**WORK TO COMPLETE**
Go through the material below and copy each line where the word "this" appears.

Source code of charts:
::::

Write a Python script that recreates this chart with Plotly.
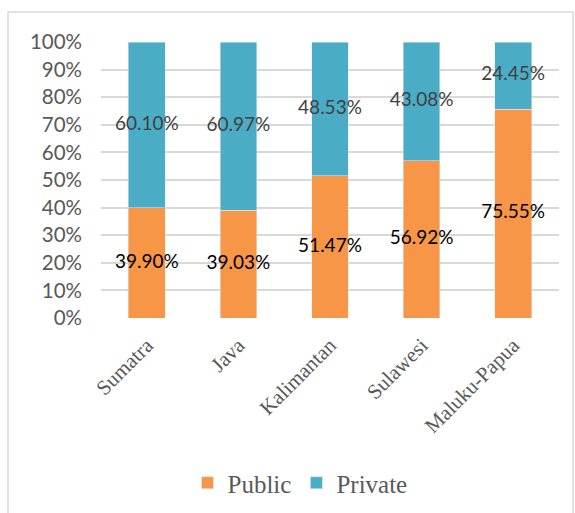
import plotly.graph_objects as go

regions = ["Sumatra", "Java", "Kalimantan", "Sulawesi", "Maluku-Papua"]
public = [39.90, 39.03, 51.47, 56.92, 75.55]
private = [60.10, 60.97, 48.53, 43.08, 24.45]
y_tick_vals = [0, 10, 20, 30, 40, 50, 60, 70, 80, 90, 100]
y_tick_text = [f"{v}%" for v in y_tick_vals]

ORANGE = "#F79646"
TEAL = "#4BACC6"

fig = go.Figure()
fig.add_trace(go.Bar(x=regions, y=public, name="Public", marker_color=ORANGE,
                     hoverinfo="skip"))
fig.add_trace(go.Bar(x=regions, y=private, name="Private", marker_color=TEAL,
                     hoverinfo="skip"))

# data labels centred in each segment
pub_mid = [p / 2 for p in public]
priv_mid = [p + q / 2 for p, q in zip(public, private)]
fig.add_trace(go.Scatter(x=regions, y=pub_mid, mode="text",
                         text=[f"{v:.2f}%" for v in public],
                         textfont=dict(family="Lato", size=19, color="#000000"),
                         showlegend=False, hoverinfo="skip"))
fig.add_trace(go.Scatter(x=regions, y=priv_mid, mode="text",
                         text=[f"{v:.2f}%" for v in private],
                         textfont=dict(family="Lato", size=19, color="#404040"),
                         showlegend=False, hoverinfo="skip"))

L, R, T, B = 101, 16, 42, 195
W, H = 575, 513
pw = W - L - R
ph = H - T - B

def px_x(x):
    return (x - L) / pw

def px_y(y):
    return (H - B - y) / ph

fig.update_layout(
    width=W, height=H,
    margin=dict(l=L, r=R, t=T, b=B, pad=0, autoexpand=False),
    barmode="stack",
    bargap=0.6,
    plot_bgcolor="white",
    paper_bgcolor="white",
    showlegend=True,
    legend=dict(orientation="h", x=px_x(300), xanchor="center",
                y=px_y(483), yanchor="middle", traceorder="normal",
                font=dict(family="Liberation Serif", size=25, color="#595959"),
                itemwidth=30),
    xaxis=dict(tickangle=-45, showgrid=False, zeroline=False, showline=False,
               tickfont=dict(family="Liberation Serif", size=21, color="#595959"),
               ticks="", automargin=False, ticklabelstandoff=10,
               fixedrange=True),
    yaxis=dict(range=[0, 100], tickvals=y_tick_vals, ticktext=y_tick_text,
               showgrid=True, gridcolor="#D9D9D9", gridwidth=1.5,
               zeroline=False, showline=False, ticks="",
               ticklabelstandoff=18, automargin=False,
               tickfont=dict(family="Lato", size=20.5, color="#595959"),
               fixedrange=True),
    shapes=[dict(type="rect", xref="paper", yref="paper",
                 x0=px_x(8), x1=px_x(573), y0=px_y(530), y1=px_y(12),
                 line=dict(color="#D9D9D9", width=1.5), layer="below")],
)

fig.write_html("out.html")
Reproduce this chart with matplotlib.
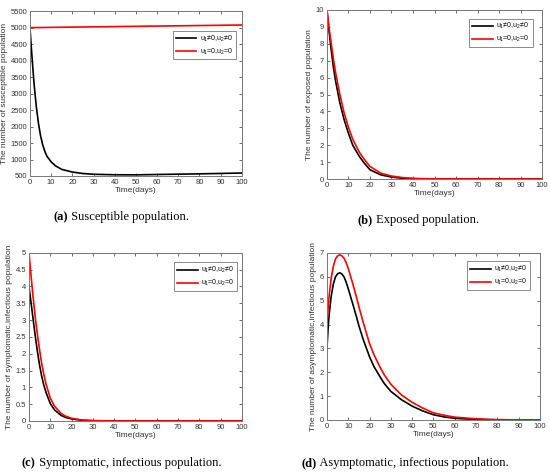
import numpy as np
import matplotlib
matplotlib.use('Agg')
import matplotlib.pyplot as plt
from matplotlib.ticker import FormatStrFormatter, MultipleLocator

# Susceptible
t_s = [0, 0.5, 1, 1.5, 2, 3, 4, 5, 6, 7, 8, 10, 12, 15, 20, 25, 30, 40, 50, 60, 70, 80, 90, 100]
s_ctrl = [5000, 4520, 4080, 3650, 3250, 2600, 2100, 1720, 1450, 1250, 1100, 930, 810, 700,
          620, 575, 552, 537, 535, 545, 555, 565, 577, 590]
t_s_red = [0, 50, 100]
s_none = [5000, 5040, 5080]

# Exposed
t_e = [0, 1, 2, 3, 4, 6, 8, 10, 12, 15, 17, 20, 25, 30, 35, 40, 50, 60, 100]
e_ctrl = [10, 8.7, 7.6, 6.6, 5.8, 4.5, 3.5, 2.7, 2.0, 1.35, 1.0, 0.55, 0.25, 0.12, 0.05,
          0.02, 0.005, 0, 0]
e_none = [10, 8.9, 8.0, 7.1, 6.3, 5.0, 3.9, 3.05, 2.35, 1.6, 1.22, 0.75, 0.35, 0.18, 0.09,
          0.04, 0.01, 0, 0]

# Symptomatic infectious
t_i = [0, 1, 2, 3, 4, 5, 6, 7, 8, 10, 12, 15, 17, 20, 25, 30, 40, 100]
i_ctrl = [4.0, 3.5, 3.0, 2.5, 2.05, 1.65, 1.32, 1.06, 0.85, 0.52, 0.33, 0.17, 0.11, 0.06,
          0.02, 0.008, 0, 0]
i_none = [5.0, 4.3, 3.65, 3.05, 2.55, 2.1, 1.7, 1.38, 1.1, 0.68, 0.44, 0.23, 0.15, 0.08,
          0.03, 0.01, 0, 0]

# Asymptomatic infectious
t_a = [0, 0.5, 1, 2, 3, 4, 5, 6, 7, 8, 9, 10, 12, 14, 15, 17, 20, 22, 25, 27, 30, 35, 40, 45,
       50, 55, 60, 70, 80, 90, 100]
a_ctrl = [3.0, 3.8, 4.4, 5.2, 5.7, 6.0, 6.13, 6.17, 6.12, 6.0, 5.78, 5.5, 4.9, 4.28, 3.95,
          3.38, 2.65, 2.25, 1.8, 1.52, 1.2, 0.85, 0.58, 0.38, 0.22, 0.13, 0.07, 0.02, 0.005,
          0, 0]
a_none = [4.0, 4.65, 5.2, 5.95, 6.45, 6.75, 6.88, 6.92, 6.88, 6.78, 6.6, 6.35, 5.75, 5.1,
          4.75, 4.1, 3.2, 2.75, 2.2, 1.88, 1.5, 1.05, 0.74, 0.5, 0.3, 0.2, 0.12, 0.05, 0.015,
          0.005, 0]

lab_ctrl = 'u$_1$≠0,u$_2$≠0'
lab_none = 'u$_1$=0,u$_2$=0'

plt.rcParams['font.family'] = ['Liberation Sans', 'DejaVu Sans']
plt.rcParams['mathtext.fontset'] = 'custom'
plt.rcParams['mathtext.rm'] = 'Liberation Sans'
plt.rcParams['mathtext.it'] = 'Liberation Sans'

fig = plt.figure(figsize=(5.5, 4.75), dpi=100)

panels = [
    # rect, x1, y1, x2, y2, ylim, ystep, ylabel, legend anchor
    ([0.0545, 0.6295, 0.385, 0.347], t_s, s_ctrl, t_s_red, s_none, (500, 5500), 500,
     'The number of susceptible population', (0.99, 0.903)),
    ([0.5945, 0.623, 0.391, 0.356], t_e, e_ctrl, t_e, e_none, (0, 10), 1,
     'The number of exposed population', (0.972, 0.97)),
    ([0.0527, 0.1137, 0.387, 0.354], t_i, i_ctrl, t_i, i_none, (0, 5), 0.5,
     'The number of symptomatic,infectious population', (0.995, 0.964)),
    ([0.5945, 0.1158, 0.387, 0.3516], t_a, a_ctrl, t_a, a_none, (0, 7), 1,
     'The number of asymptomatic,infectious population', (0.972, 0.97)),
]

for rect, x1, y1, x2, y2, ylim, ystep, ylabel, anchor in panels:
    ax = fig.add_axes(rect)
    ax.plot(x1, y1, color='black', lw=1.2, label=lab_ctrl)
    ax.plot(x2, y2, color='#ff0000', lw=1.2, label=lab_none)
    ax.set_xlim(0, 100)
    ax.set_ylim(*ylim)
    ax.xaxis.set_major_locator(MultipleLocator(10))
    ax.yaxis.set_major_locator(MultipleLocator(ystep))
    ax.yaxis.set_major_formatter(FormatStrFormatter('%g'))
    ax.tick_params(direction='in', top=True, right=True, length=2.5, width=0.6,
                   labelsize=5.5, colors='#555555', labelcolor='#333333', pad=2)
    for sp in ax.spines.values():
        sp.set_color('#777777')
        sp.set_linewidth(0.7)
    ax.set_xlabel('Time(days)', fontsize=6, color='#333333', labelpad=1)
    ax.set_ylabel(ylabel, fontsize=6, color='#333333', labelpad=2)
    leg = ax.legend(loc='upper right', bbox_to_anchor=anchor, fontsize=5, frameon=True,
                    fancybox=False, edgecolor='#555555', handlelength=3.0,
                    borderpad=0.4, labelspacing=0.4, handletextpad=0.5)
    leg.get_frame().set_linewidth(0.6)

captions = [
    (54, 217, 'a', 'Susceptible population.'),
    (358, 220, 'b', 'Exposed population.'),
    (22, 463, 'c', 'Symptomatic, infectious population.'),
    (302, 463, 'd', 'Asymptomatic, infectious population.'),
]
for px, py, letter, rest in captions:
    t1 = fig.text(px / 550, 1 - py / 475, '(' + letter + ')', fontsize=9,
                  fontweight='bold', family='Liberation Serif', va='center')
    plt.annotate(' ' + rest, xy=(1, 0.5), xycoords=t1, va='center', ha='left',
                 fontsize=9, family='Liberation Serif', annotation_clip=False)

fig.savefig('out.png', dpi=100)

::::

**EXPECTED OUTPUT**
Write a Python script that recreates this chart with Plotly.
Reproduce this chart with matplotlib.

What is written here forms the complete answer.